What was Kolvet’s (and, by virtue of his silence, Kirk’s) assumption in that statement and the follow up ones? The assumption is that we don’t have to worry about the qualifications of any white pilot we see. But if we see a Black pilot (because of DEI, not my internal racism) then we should question his (or her) qualifications. This is the definition of white supremacy.
That was an example of an internalized form of racism that I suspect many of us who are white in the U.S. have had to deal with and (hopefully) fight against over the course of our lives. It takes a lot of self-reflection and a lifetime of internal work to move beyond.
But the second form of racism in Kirk’s statement is more sinister, because it is easily overcome with readily available information. This racism is in the assumption that DEI hiring practices lower the qualifications for minoritized job applicants, making it easier for them to get the job than for white applicants. Now, if you just passively consume the news and what certain talking heads say about DEI hiring practices, then it is easy to think this. But study DEI practices. Read books by professionals who practice it. Once you do so, you will see that corporations that use DEI practices in their hiring are looking for ways to find a more diverse pool of QUALIFIED candidates that adequately represent the public and recognize that many demographics have been systemically excluded from certain jobs. DEI hiring practices do not lower the bar for non-white candidates.

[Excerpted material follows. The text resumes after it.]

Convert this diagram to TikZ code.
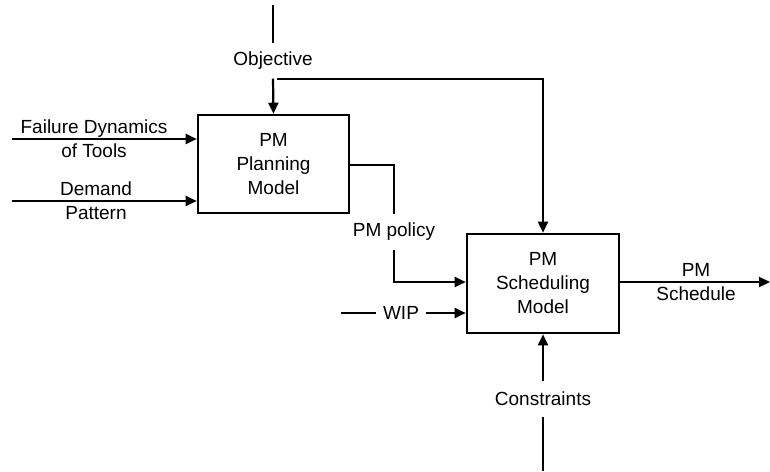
\documentclass[tikz,border=0pt]{standalone}
\usepackage{fontspec}
\setmainfont{Liberation Sans}
\usetikzlibrary{arrows.meta}
\begin{document}
\begin{tikzpicture}[x=1pt,y=-1pt,
  font=\fontsize{19}{24}\selectfont,
  line width=2.2pt,
  arr/.style={-{Triangle[length=11pt,width=10pt]}},
  model/.style={draw,line width=2.6pt,align=center,inner sep=0pt},
  lbl/.style={inner sep=0pt,align=center},
  cut/.style={inner sep=0pt,inner xsep=6pt,minimum height=33pt,align=center}]
\useasboundingbox (0,0) rectangle (770,471);
% boxes
\node[model,minimum width=151pt,minimum height=98pt] (plan) at (273.5,164) {PM\\Planning\\Model};
\node[model,minimum width=152pt,minimum height=99pt] (sched) at (543,283.5) {PM\\Scheduling\\Model};
% objective
\coordinate (objtop) at (273,5);
\node[cut] (obj) at (273,61) {Objective};
\coordinate (objsplit) at (277,79);
\draw (objtop) -- (obj.north);
\draw[arr] (obj.south) -- (plan.north);
\draw[arr] (objsplit) -| (sched.north);
% failure dynamics
\coordinate (fd) at (12,139);
\node[lbl] (fdl) at (94,139) {Failure Dynamics\\of Tools};
\draw[arr] (fd) -- (fd -| plan.west);
% demand
\coordinate (dp) at (12,201);
\node[lbl] (dpl) at (96,201) {Demand\\Pattern};
\draw[arr] (dp) -- (dp -| plan.west);
% PM policy
\coordinate (pp0) at (349,165);
\coordinate (pp1) at (394,165);
\node[cut] (pol) at (394,232) {PM policy};
\coordinate (pp2) at (394,282);
\draw (pp0) -- (pp1) -- (pol.north);
\draw[arr] (pol.south) -- (pp2) -- (pp2 -| sched.west);
% WIP
\coordinate (wip0) at (341,313);
\node[cut] (wip) at (401,313) {WIP};
\draw (wip0) -- (wip.west);
\draw[arr] (wip.east) -- (wip.east -| sched.west);
% output
\coordinate (out) at (770,282);
\node[lbl] (outl) at (696,282) {PM\\Schedule};
\draw[arr] (sched.east |- out) -- (out);
% constraints
\coordinate (cbot) at (543,471);
\node[cut] (con) at (543,399) {Constraints};
\draw (cbot) -- (con.south);
\draw[arr] (con.north) -- (sched.south);
\end{tikzpicture}
\end{document}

This is where Kirk cannot be given a pass. Sure, it requires a little bit of work to learn the truth about DEI practices. But Kirk was a brilliant guy who could have put in that work and easily understood it. But outrage generates clicks, clicks generate income, and outrage thrives in a culture of ignorance. So he benefited from either not knowing (assuming the best of him) or not caring (assuming the worst) about the truth, and propogating the lie instead.